En tant que parti, nous nous sommes positionné·es, comme mouvement, et nous avons appuyé de nombreux mouvements spontanés, surtout de jeunes citadin·nes et paysan·nes qui demandent de penser un système plus juste, dans un système capitaliste. Car, je le répète, nous ne croyons pas dans un autre modèle, mais bien en une réforme et une restructuration profonde du système actuel qui permette la redistribution de la richesse et qui parvienne à permettre à chacun·e d’avoir la même possibilité d’accumuler biens et richesses, ce qui n’existe absolument pas en Colombie aujourd’hui. Aujourd’hui, nous avons un système dans lequel tout dépend d’où tu nais, et c’est une preuve que le système a échoué en tant que tel.

Et comment comprenez-vous les causes de cette pandémie ? Y a-t-il des différences d’interprétation entre partis à ce niveau ?

Non, il n’y a pas eu de débat ici. Elle nous a pris par surprise. Nous essayons juste de nous préparer, nous avons très peur de ce qui peut se passer. L’incertitude est à son comble en Colombie, la nervosité est gigantesque et le coup économique et financier que cela implique nous fait trembler, on sent déjà le retard. Nous regardons avec crainte notre voisin équatorien, qui est dans une crise sanitaire sans précédent. Les gens meurent dans leurs maisons et on doit les mettre sur les trottoirs et les incinérer là, car il n’y a personne pour prendre soin des cadavres. Cela nous tient tous dans une telle tension que nous n’avons pas eu le temps, ni la tête, à penser aux causes de ce qui se passe. On travaille simplement tous et toutes à limiter les effets tant économiques que sanitaires.

 

Propos recueillis par Sophie Wustefeld

 

1 Le 11 mai 2020, il y avait 11 613 personnes contaminées, 2825 personnes guéries et 479 décès sur l’ensemble du territoire, pour une population totale de près de 50 millions d’habitant·es. Source : https://www.eltiempo.com/datos/coronavirus-en-colombia-casos-actualizados-y-confirmados-471650

2 Il s’agit d’Ivan Duque, 43 ans, du parti Centre démocratique, de droite néolibérale, le même que l’ancien président Álvaro Uribe. Il aime se comparer à Emmanuel Macron.

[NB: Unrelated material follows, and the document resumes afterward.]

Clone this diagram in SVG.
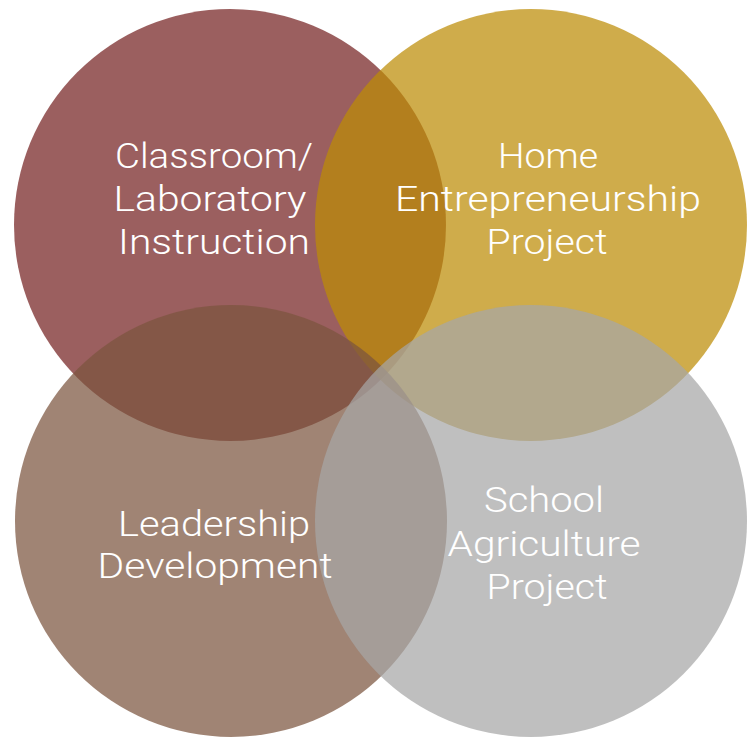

3 Entre Ivan Duque et Claudia López, au sujet de la fermeture de l’aéroport.

4 Le Cundinamarca est le département qui entoure la ville de Bogotá.

5 Medellín ne compte « que » 2 millions 200 mille habitant·es.

6 “Pisos térmicos” : il se réfère au fait que le climat d’une région est principalement déterminée par son altitude, du fait de la proximité avec l’équateur et de la présence de la cordière des Andes, et que, d’une certaine façon, toutes les saisons sont représentées sur le territoire, du sommet aux neiges éternelles aux plages caribéennes.